[Guido]
> Look at the following code.
>
> def foo(a, b):
>     x = a + b
>     if not x:
>         return None
>     sleep(1)  # A calculation that does not use x
>     return a*b
>
> This code DECREFs x when the frame is exited (at the return statement).
> But (assuming) we can clearly see that x is not needed during the sleep
> (representing a big calculation), we could insert a "del x" statement before
> the sleep.
>
> I think our compiler is smart enough to find out *some* cases where it could
> safely insert such del instructions. And this would potentially save some
> memory. (For example, in the above example, if a and b are large lists,
> x would be an even larger list, and its memory could be freed earlier.)
>
> For sure, we could manually insert del statements in code where it
> matters to us.
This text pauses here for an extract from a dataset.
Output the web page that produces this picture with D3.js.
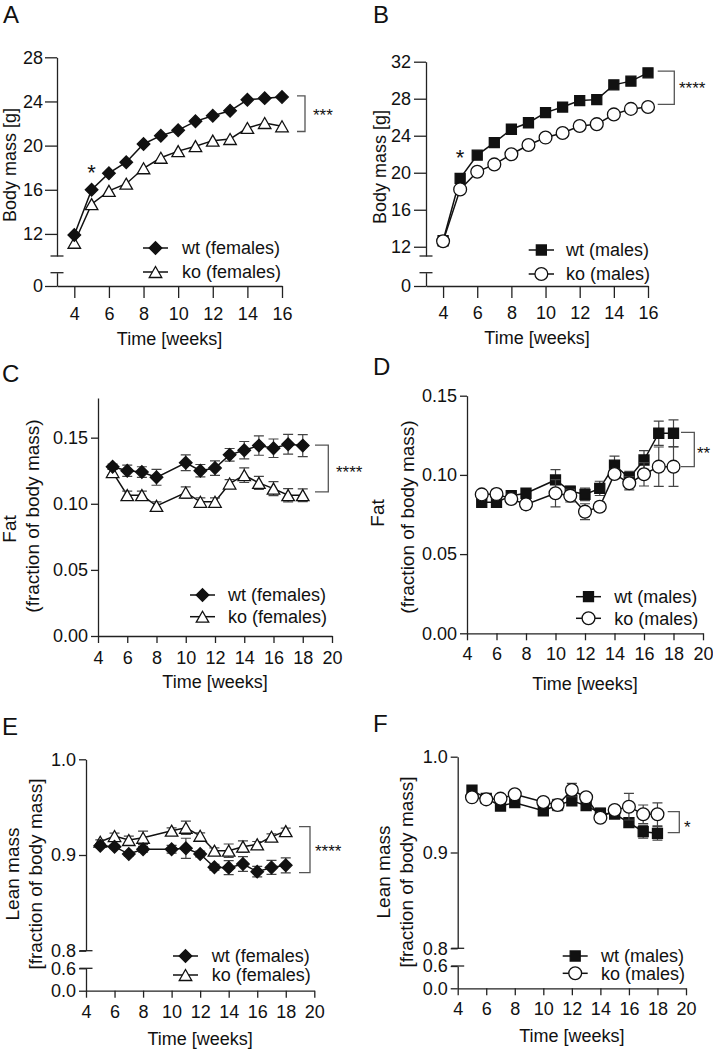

But if the compiler could do it in all code, regardless
> of whether it matters to us or not, it would probably catch some useful
> places where we wouldn't even have thought of this idea, and we
> might see a modest memory saving for most programs.
>
> Can anyone tear this idea apart?

My guess:  it would overwhelmingly free tiny objects, giving a
literally unmeasurable (just theoretically provable) memory savings,
at the cost of adding extra trips around the eval loop.  So not really
attractive to me.  But when I leave "large" temp objects hanging and
give a rip, I already stick in "del" statements anyway.  Very rarely,
but it happens.

Which is addressing it at a higher level than any other feedback
you're going to get ;-)  Of course there can be visible consequences
when people are playing with introspection gimmicks.